Set down, word for word, only the lines from the start of the records through the line bearing "XAxis, YAxis, LabelList"; include no pictures.

[START OF Supplied data]

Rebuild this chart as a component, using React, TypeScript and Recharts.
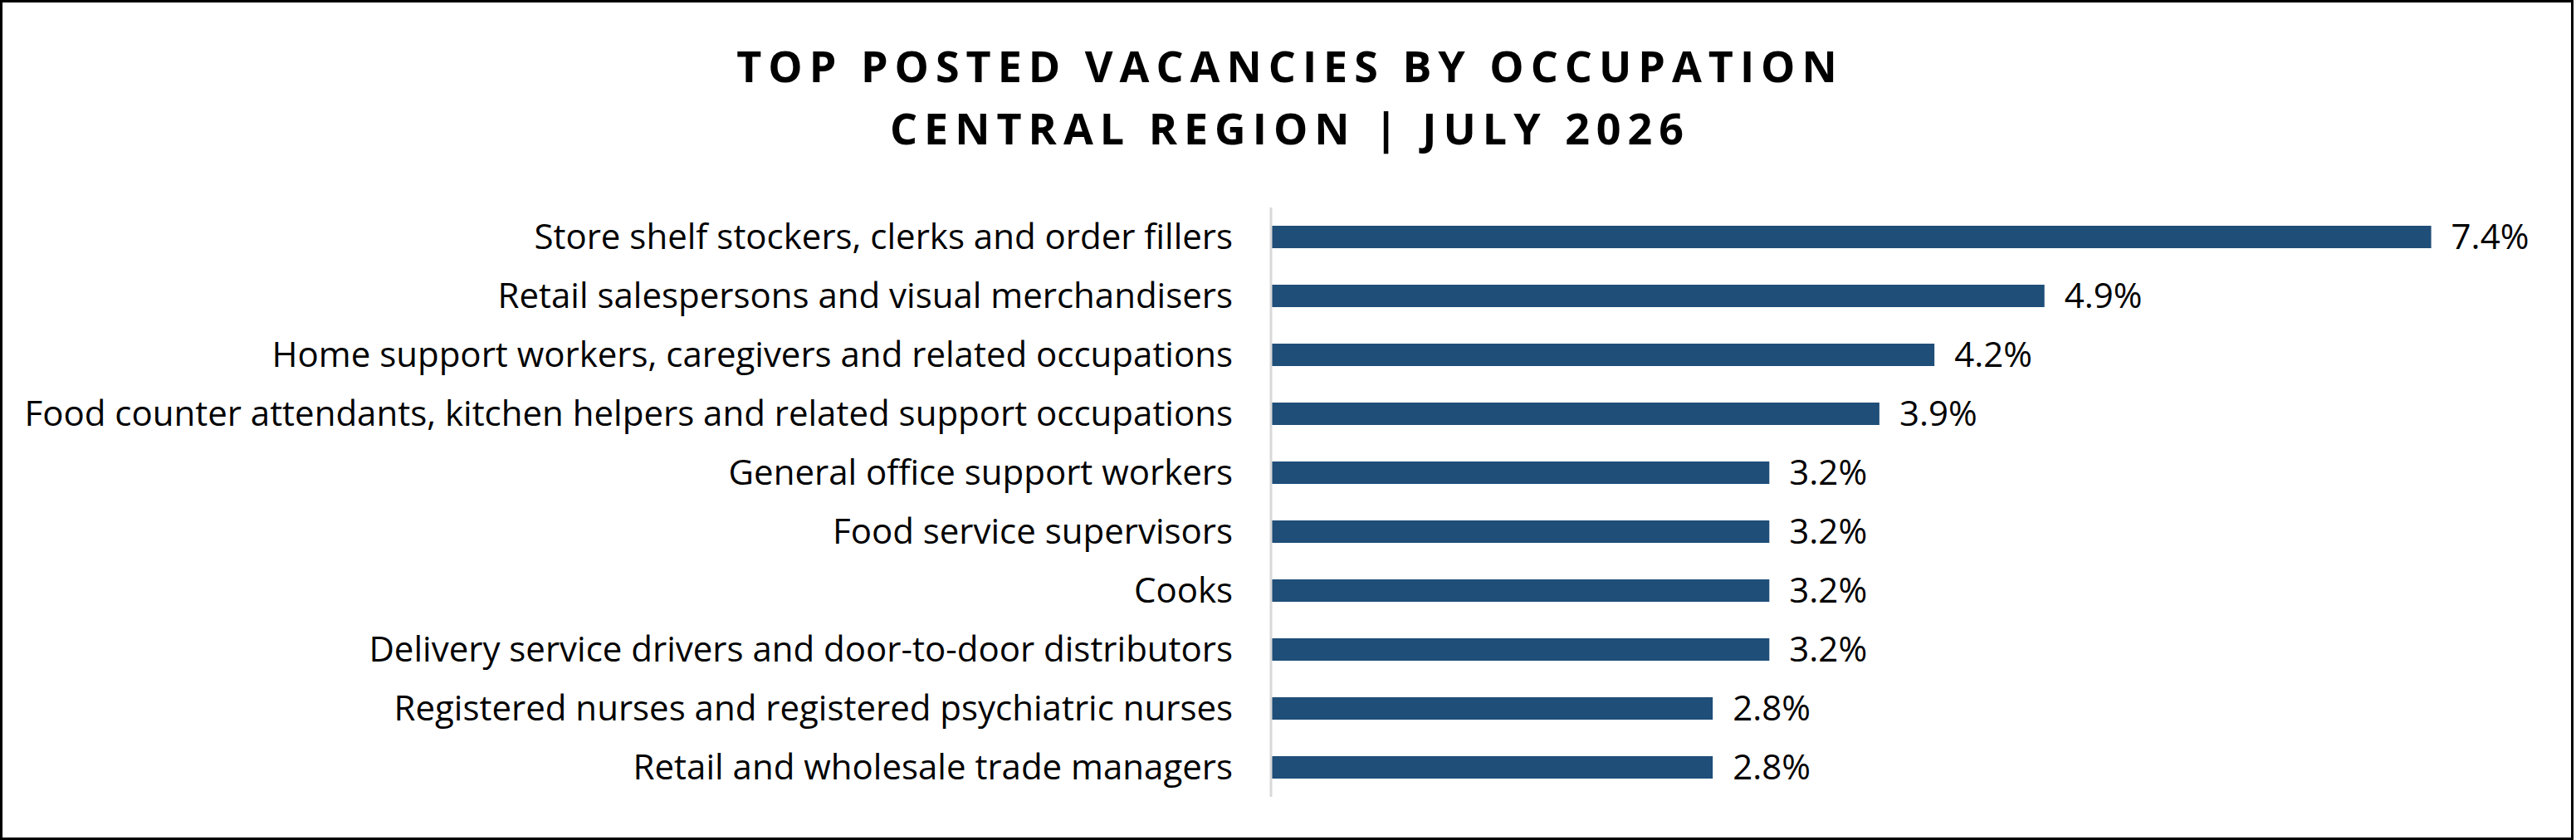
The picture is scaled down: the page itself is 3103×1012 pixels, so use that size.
import { BarChart, Bar, XAxis, YAxis, LabelList } from "recharts"

const occupations = [
  "Store shelf stockers, clerks and order fillers",
  "Retail salespersons and visual merchandisers",
  "Home support workers, caregivers and related occupations",
  "Food counter attendants, kitchen helpers and related support occupations",
  "General office support workers",
  "Food service supervisors",
  "Cooks",
  "Delivery service drivers and door-to-door distributors",
  "Registered nurses and registered psychiatric nurses",
  "Retail and wholesale trade managers",
]

// share of posted vacancies, %
const shares = [7.38, 4.92, 4.22, 3.87, 3.17, 3.17, 3.17, 3.17, 2.81, 2.81]

const titleLines = ["TOP POSTED VACANCIES BY OCCUPATION", "CENTRAL REGION | JULY 2026"]

const BAR_COLOR = "#1f4e79"
const FONT = "'Open Sans', 'Noto Sans', sans-serif"

const chartData = occupations.map((name, i) => ({ name, share: shares[i] }))

export default function App() {
  return (
    <div
      style={{
        position: "absolute",
        left: 0,
        top: 0,
        width: 3100,
        height: 1012,
        boxSizing: "border-box",
        border: "3px solid #000",
        background: "#fff",
        fontFamily: FONT,
      }}
    >
      <div
        style={{
          position: "absolute",
          left: 0,
          top: 38,
          width: "100%",
          paddingLeft: 8,
          boxSizing: "border-box",
          textAlign: "center",
          fontWeight: 700,
          fontSize: 52,
          lineHeight: "75px",
          letterSpacing: 8,
          color: "#000",
        }}
      >
        {titleLines.map((t) => (
          <div key={t}>{t}</div>
        ))}
      </div>
      <div style={{ position: "absolute", left: -3, top: -3 }}>
        <BarChart
          width={3100}
          height={1012}
          data={chartData}
          layout="vertical"
          barSize={27}
          margin={{ top: 250, right: 54, bottom: 52, left: 0 }}
        >
          <XAxis type="number" domain={[0, 8]} hide />
          <YAxis
            type="category"
            dataKey="name"
            width={1531}
            tickLine={false}
            tickSize={0}
            tickMargin={46}
            axisLine={{ stroke: "#d9d9d9", strokeWidth: 3 }}
            tick={{ fill: "#000", fontSize: 42, fontFamily: FONT }}
            interval={0}
          />
          <Bar dataKey="share" fill={BAR_COLOR} isAnimationActive={false}>
            <LabelList
              dataKey="share"
              position="right"
              offset={24}
              formatter={(v: number) => `${Number(v).toFixed(1)}%`}
              style={{ fill: "#000", fontSize: 42, fontFamily: FONT }}
            />
          </Bar>
        </BarChart>
      </div>
    </div>
  )
}
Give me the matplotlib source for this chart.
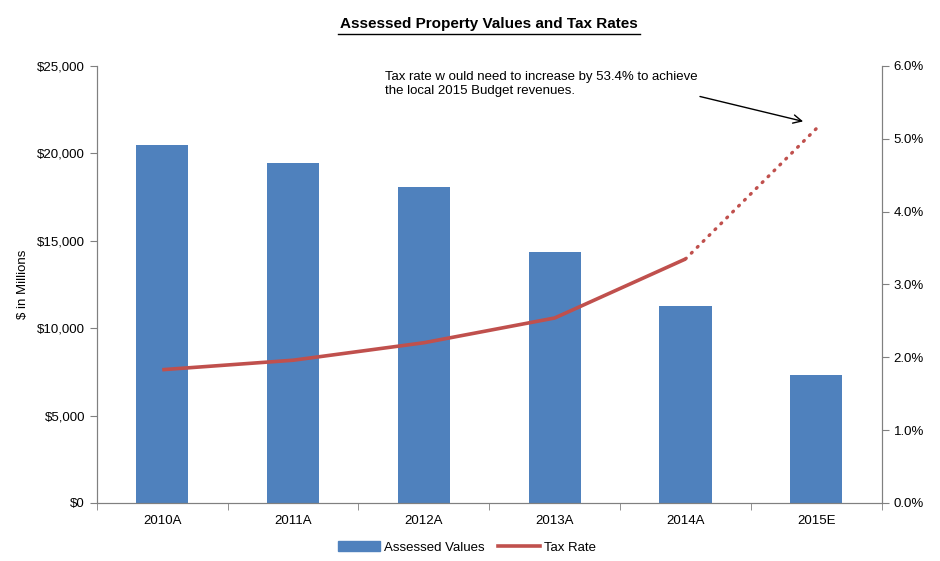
import matplotlib.pyplot as plt
from matplotlib.ticker import FuncFormatter
from matplotlib.lines import Line2D
from matplotlib.patches import Patch
import numpy as np

plt.rcParams['font.family'] = ['Liberation Sans', 'DejaVu Sans']

# --- dados ---
anos = ['2010A', '2011A', '2012A', '2013A', '2014A', '2015E']
valores = [20480, 19450, 18080, 14360, 11280, 7330]      # $ milhoes
taxa = [1.83, 1.96, 2.20, 2.54, 3.35, 5.14]              # %
nota = 'Tax rate w ould need to increase by 53.4% to achieve\nthe local 2015 Budget revenues.'

cor_barra = '#4F81BD'
cor_linha = '#C0504D'
cinza = '#808080'

fig = plt.figure(figsize=(9.4, 5.61), dpi=100)
ax = fig.add_axes([0.103, 0.1034, 0.835, 0.779])
x = np.arange(len(anos))

ax.bar(x, valores, width=0.4, color=cor_barra, zorder=2)
ax.set_xlim(-0.5, len(anos) - 0.5)
ax.set_ylim(0, 25000)
ax.set_yticks(np.arange(0, 25001, 5000))
ax.yaxis.set_major_formatter(FuncFormatter(lambda v, p: f'${v:,.0f}'))
ax.set_xticks(x)
ax.set_xticklabels(anos)
ax.set_xticks(np.arange(-0.5, len(anos)), minor=True)
ax.tick_params(axis='x', which='major', length=0, pad=9)
ax.tick_params(axis='x', which='minor', length=5, color=cinza)
ax.tick_params(axis='y', length=5, color=cinza)
ax.tick_params(labelsize=9.5)
ax.set_ylabel('$ in Millions', fontsize=9.5, labelpad=6)

# eixo direito
ax2 = ax.twinx()
ax2.set_ylim(0, 6)
ax2.set_yticks(np.arange(0, 6.01, 1))
ax2.yaxis.set_major_formatter(FuncFormatter(lambda v, p: f'{v:.1f}%'))
ax2.tick_params(axis='y', length=5, color=cinza, labelsize=9.5)

for a in (ax, ax2):
    a.spines['top'].set_visible(False)
    for s in ('left', 'right', 'bottom'):
        a.spines[s].set_color(cinza)

# linha da taxa: real (solida) e estimada (pontilhada)
ax2.plot(x[:5], taxa[:5], color=cor_linha, lw=2.6, solid_capstyle='butt', zorder=3)
ax2.plot(x[4:], taxa[4:], color=cor_linha, lw=2.4, linestyle=(0, (0.3, 2.2)),
         dash_capstyle='round', zorder=3)

# seta + texto da nota
ax2.annotate('', xy=(4.92, 5.23), xytext=(4.09, 5.59),
             arrowprops=dict(arrowstyle='->', color='black', lw=1, mutation_scale=15))
ax2.text(1.70, 5.93, nota, fontsize=9.5, va='top', ha='left')

fig.text(0.52, 0.957, 'Assessed Property Values and Tax Rates', ha='center', va='center',
         fontsize=11, fontweight='bold')
fig.add_artist(Line2D([0.36, 0.681], [0.940, 0.940], color='black', lw=1))

handles = [Patch(color=cor_barra, label='Assessed Values'),
           Line2D([], [], color=cor_linha, lw=2.6, label='Tax Rate')]
fig.legend(handles=handles, loc='center', bbox_to_anchor=(0.497, 0.024), ncol=2,
           frameon=False, fontsize=9.5, handlelength=3.2, handletextpad=0.3,
           columnspacing=1.0)

fig.savefig('out.png', dpi=100)
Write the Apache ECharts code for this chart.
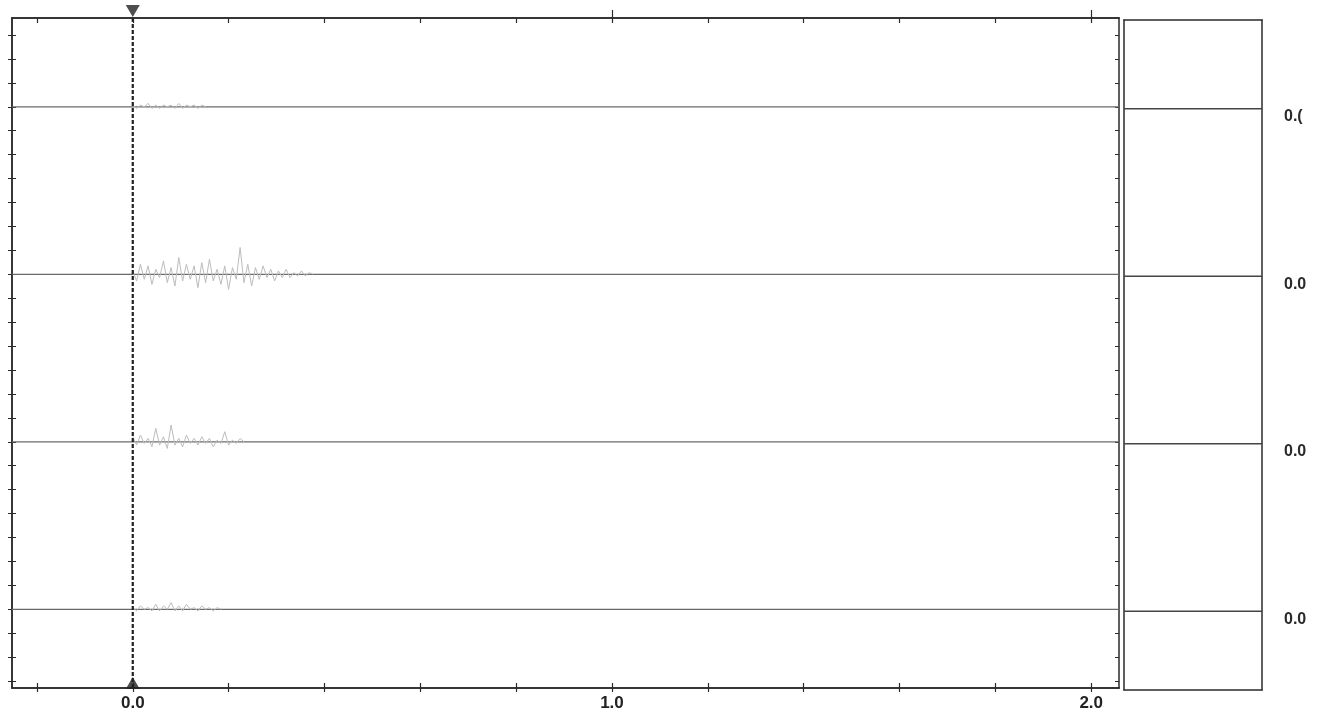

[END OF Supplied data]

» **Finished answer**
Rebuild this chart as a component, using React, TypeScript and Recharts.
The picture is scaled down: the page itself is 3103×1012 pixels, so use that size.
import { BarChart, Bar, XAxis, YAxis, LabelList } from "recharts"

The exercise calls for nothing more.